**SET PROBLEM**
From the line containing "The picture is" through the line containing "from matplotlib.patches import", retype each line exactly; include both end lines and nothing beyond them.

:::

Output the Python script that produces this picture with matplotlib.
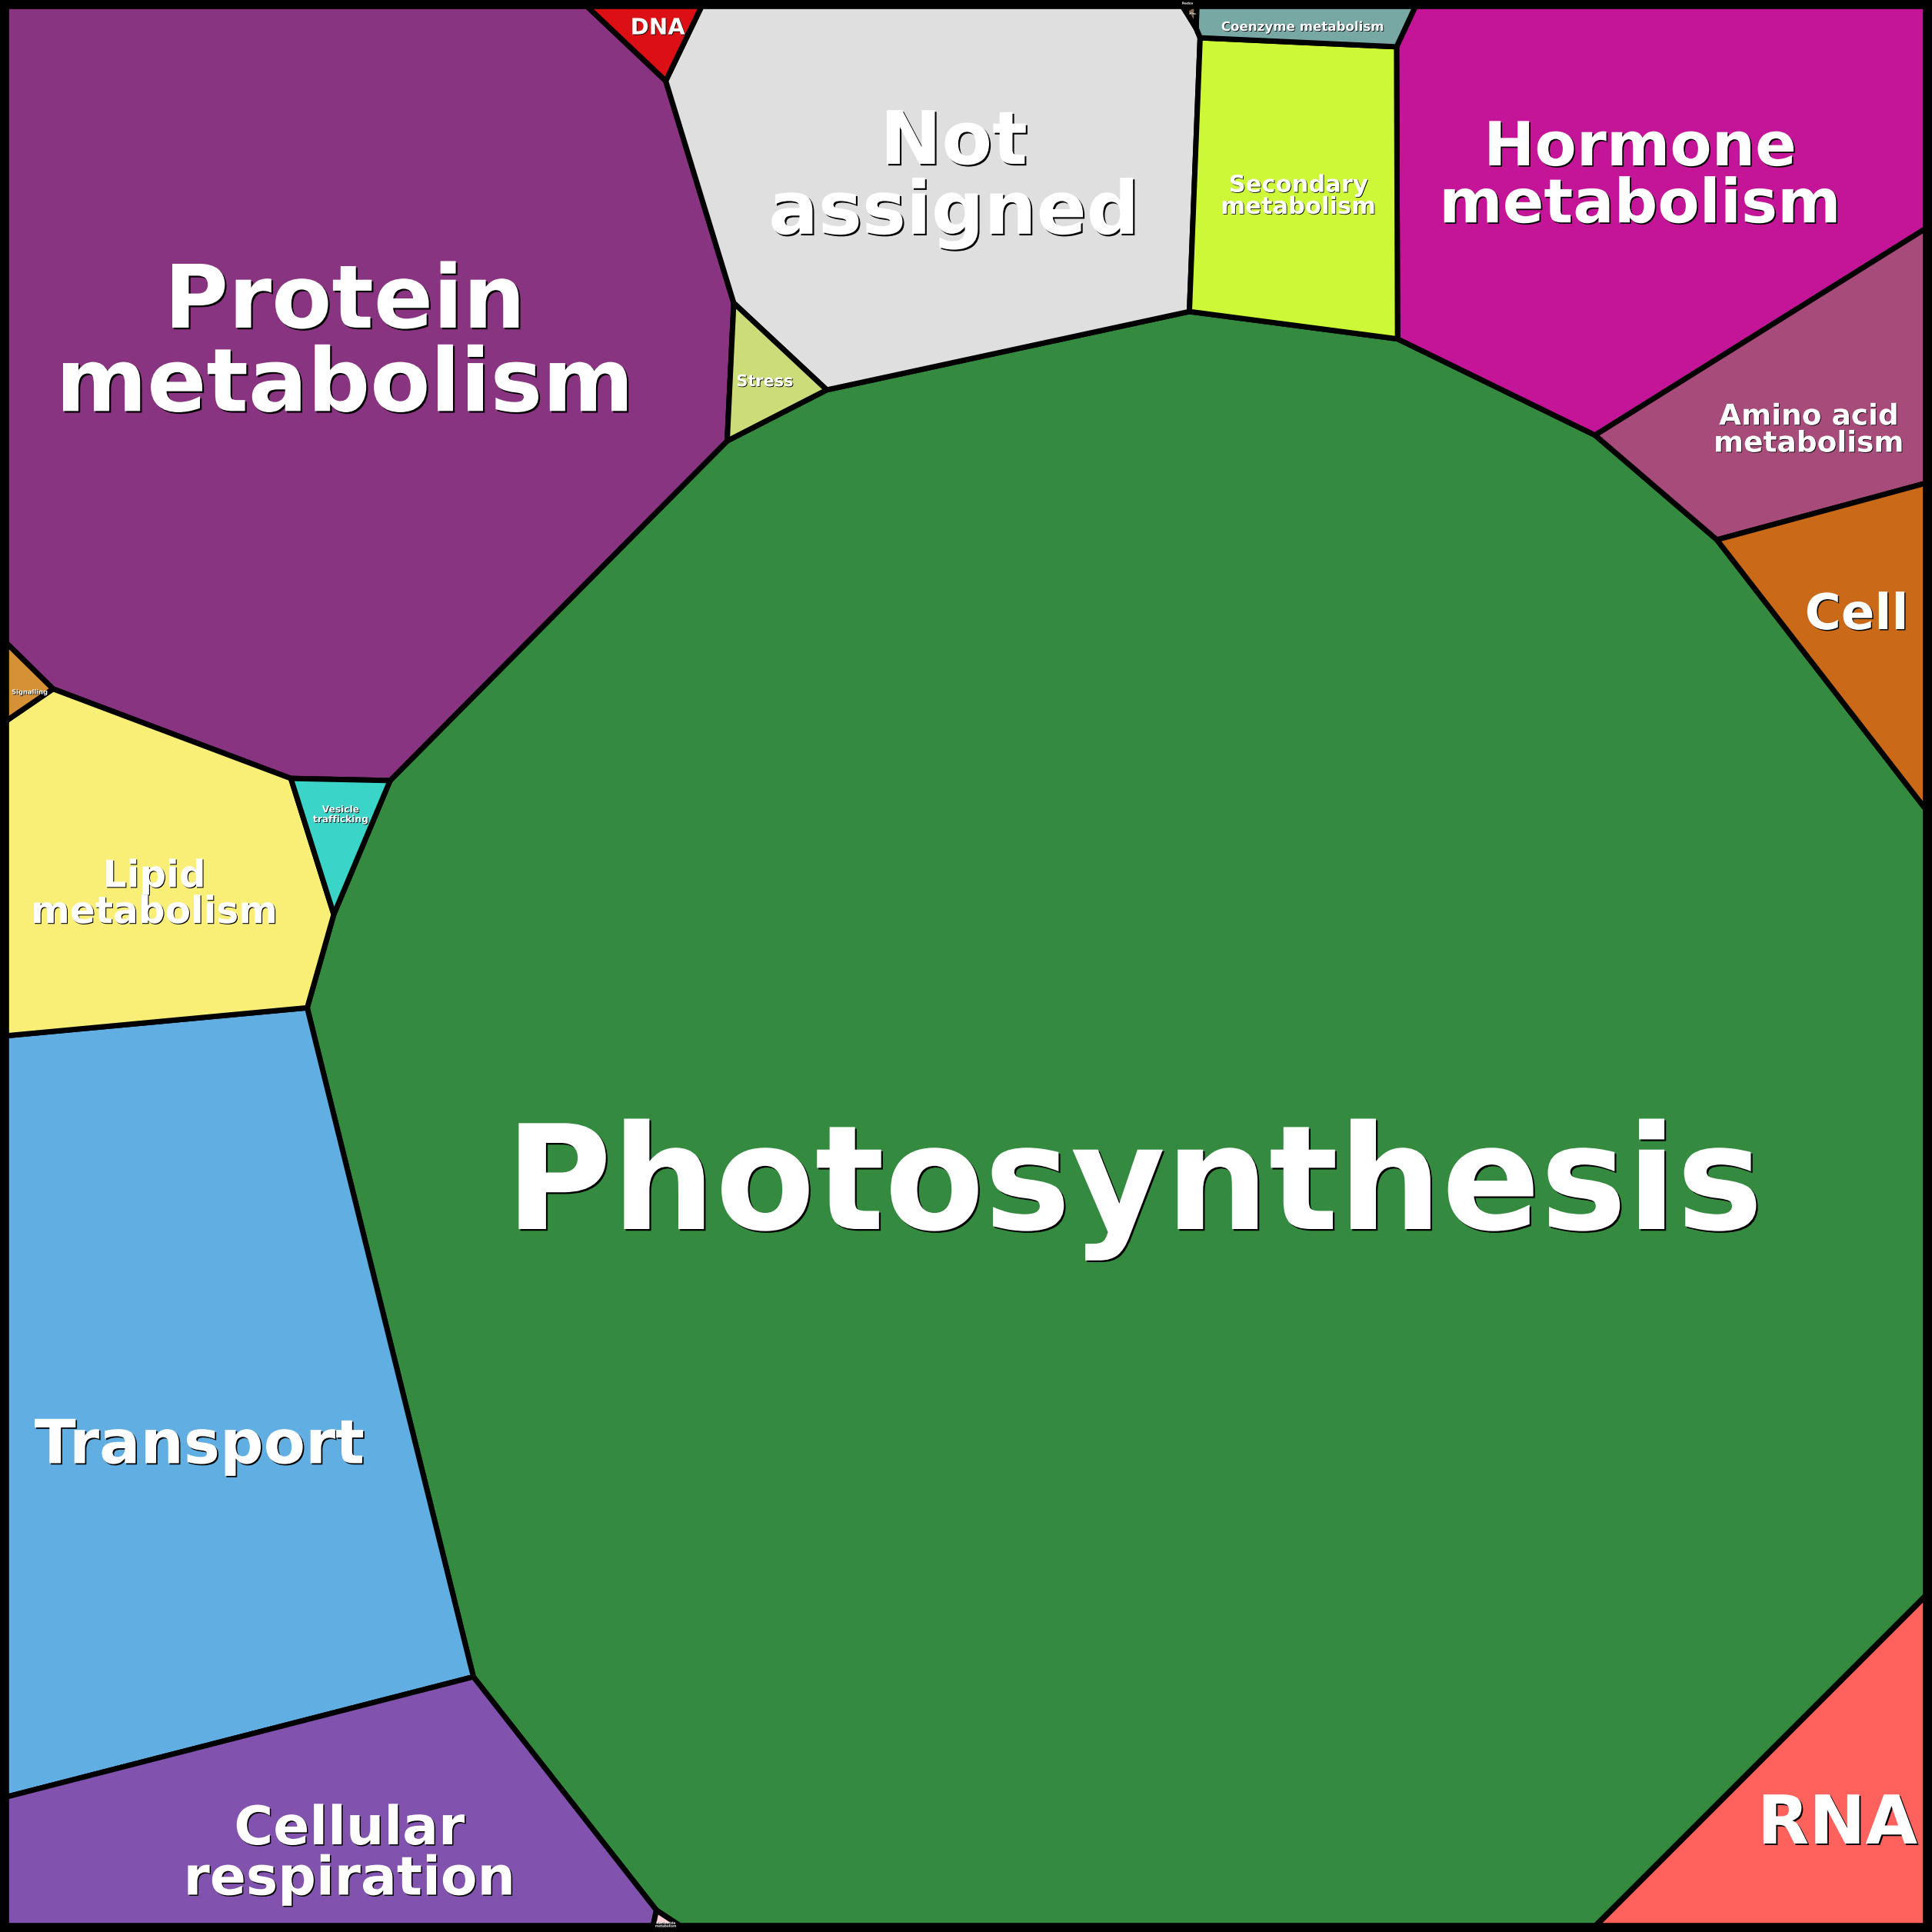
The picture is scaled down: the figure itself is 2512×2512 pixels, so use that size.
import numpy as np
import matplotlib
matplotlib.use("Agg")
import matplotlib.pyplot as plt
from matplotlib import patheffects as pe
from matplotlib.patches import Polygon, Rectangle

# ---------------- data ----------------
categories = [
    "Photosynthesis", "Protein metabolism", "Transport", "Hormone metabolism",
    "Not assigned", "Cellular respiration", "Lipid metabolism",
    "Amino acid metabolism", "Secondary metabolism", "RNA", "Cell",
    "Coenzyme metabolism", "Vesicle trafficking", "Stress", "DNA",
    "Signalling", "Nucleotide metabolism", "Misc", "Redox",
]
values = [
    58.0, 12.86, 7.67, 5.03,
    4.63, 3.15, 2.45,
    1.56, 1.54, 1.58, 0.97,
    0.24, 0.18, 0.18, 0.135,
    0.063, 0.011, 0.004, 0.003,
]
labels = [
    "Photosynthesis", "Protein\nmetabolism", "Transport", "Hormone\nmetabolism",
    "Not\nassigned", "Cellular\nrespiration", "Lipid\nmetabolism",
    "Amino acid\nmetabolism", "Secondary\nmetabolism", "RNA", "Cell",
    "Coenzyme metabolism", "Vesicle\ntrafficking", "Stress", "DNA",
    "Signalling", "Nucleotide\nmetabolism", "Misc", "Redox",
]

# ---------------- styles / layout ----------------
colors = [
    "#348a3f", "#883480", "#60aee2", "#c41599",
    "#dfdfdf", "#8153ae", "#f9ef76",
    "#a64b7a", "#cdf838", "#ff625d", "#ca6a18",
    "#78a8a4", "#3ad5c8", "#ccdc78", "#dc0f14",
    "#d69036", "#ffcfd8", "#8b6b50", "#ff33cc",
]
font_sizes = [
    136, 82, 57, 57,
    69, 50, 35,
    27, 22, 63, 46.3,
    12, 8.8, 15, 21,
    6, 3, 2.5, 3,
]
# small label nudges (in 1568-unit frame, y down), relative to cell centroid
label_nudge = [
    (-16, 25), (9, -7), (3, 32), (-5, -3),
    (9, 6), (23, 16), (6, 14),
    (6, 19), (1, 9), (16, 6), (-3, 2),
    (-3, 5), (2, -8), (2, 3), (6, 1),
    (10, 7), (0, 0), (0, 0), (0, 0),
]
# generator sites of the (power) Voronoi treemap, in a 1568-unit frame, y down
site_px = [
    (950, 950), (285, 290), (165, 1145), (1340, 150),
    (775, 140), (255, 1495), (125, 715),
    (1465, 350), (1055, 151), (1474, 1474), (1510, 516),
    (1061, 20), (277, 667), (620, 306), (536, 25),
    (19, 560), (549, 1557), (974, 18), (968, 9),
]

S = np.array(site_px, dtype=float) / 1568.0
n = len(S)
S2 = (S ** 2).sum(axis=1)
T = np.array(values, dtype=float)
T = T / T.sum()
square = [np.array([0.0, 0.0]), np.array([1.0, 0.0]),
          np.array([1.0, 1.0]), np.array([0.0, 1.0])]


def clip(poly, a, b):
    out = []
    m = len(poly)
    for k in range(m):
        P = poly[k]
        Q = poly[(k + 1) % m]
        fp = a @ P - b
        fq = a @ Q - b
        if fp <= 0:
            out.append(P)
        if fp * fq < 0:
            t = fp / (fp - fq)
            out.append(P + t * (Q - P))
    return out


def cells(w):
    polys = []
    for i in range(n):
        poly = list(square)
        for j in range(n):
            if j == i:
                continue
            a = 2 * (S[j] - S[i])
            b = S2[j] - S2[i] - w[j] + w[i]
            poly = clip(poly, a, b)
            if len(poly) < 3:
                poly = []
                break
        polys.append(poly)
    return polys


def parea(poly):
    if len(poly) < 3:
        return 0.0
    p = np.array(poly)
    x, y = p[:, 0], p[:, 1]
    return 0.5 * abs(np.dot(x, np.roll(y, -1)) - np.dot(y, np.roll(x, -1)))


def areas(w):
    return np.array([parea(p) for p in cells(w)])


def rel_err(A):
    return np.sqrt(np.sum(((A - T) / T) ** 2))


w = np.zeros(n)
A = areas(w)
eps = 1e-8
for it in range(80):
    if np.max(np.abs(A - T) / T) < 1e-4:
        break
    J = np.zeros((n, n))
    for j in range(n):
        w2 = w.copy()
        w2[j] += eps
        J[:, j] = (areas(w2) - A) / eps
    delta = np.linalg.lstsq(J, T - A, rcond=None)[0]
    e0 = rel_err(A)
    t = 1.0
    accepted = False
    for _ in range(40):
        wn = w + t * delta
        An = areas(wn)
        if An.min() > 0 and rel_err(An) < e0:
            w, A = wn, An
            accepted = True
            break
        t *= 0.5
    if not accepted:
        break

polys = cells(w)

# ---------------- draw ----------------
fig = plt.figure(figsize=(25.12, 25.12), dpi=100)
ax = fig.add_axes([0, 0, 1, 1])
ax.set_xlim(0, 1)
ax.set_ylim(1, 0)
ax.axis("off")

for i, poly in enumerate(polys):
    if len(poly) < 3:
        continue
    ax.add_patch(Polygon(np.array(poly), closed=True, facecolor=colors[i],
                         edgecolor="black", linewidth=5, joinstyle="miter"))

ax.add_patch(Rectangle((0, 0), 1, 1, fill=False, edgecolor="black",
                       linewidth=17, clip_on=True))


def centroid(poly):
    p = np.array(poly)
    x, y = p[:, 0], p[:, 1]
    xn, yn = np.roll(x, -1), np.roll(y, -1)
    cr = x * yn - xn * y
    a = cr.sum() / 2
    return (np.sum((x + xn) * cr) / (6 * a), np.sum((y + yn) * cr) / (6 * a))


for i, poly in enumerate(polys):
    if len(poly) < 3:
        continue
    cx, cy = centroid(poly)
    cx += label_nudge[i][0] / 1568.0
    cy += label_nudge[i][1] / 1568.0
    fs = font_sizes[i]
    off = max(0.6, min(1.6, fs / 45.0))
    ax.text(cx, cy, labels[i], ha="center", va="center", fontsize=fs,
            fontweight="bold", color="white", family="DejaVu Sans",
            linespacing=0.97,
            path_effects=[pe.withSimplePatchShadow(offset=(off, -off),
                                                   shadow_rgbFace="black",
                                                   alpha=1.0)])

fig.savefig("out.png", dpi=100, facecolor="white")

:::

**REPLY TO THE EXERCISE**
The picture is scaled down: the figure itself is 2512×2512 pixels, so use that size.
import numpy as np
import matplotlib
matplotlib.use("Agg")
import matplotlib.pyplot as plt
from matplotlib import patheffects as pe
from matplotlib.patches import Polygon, Rectangle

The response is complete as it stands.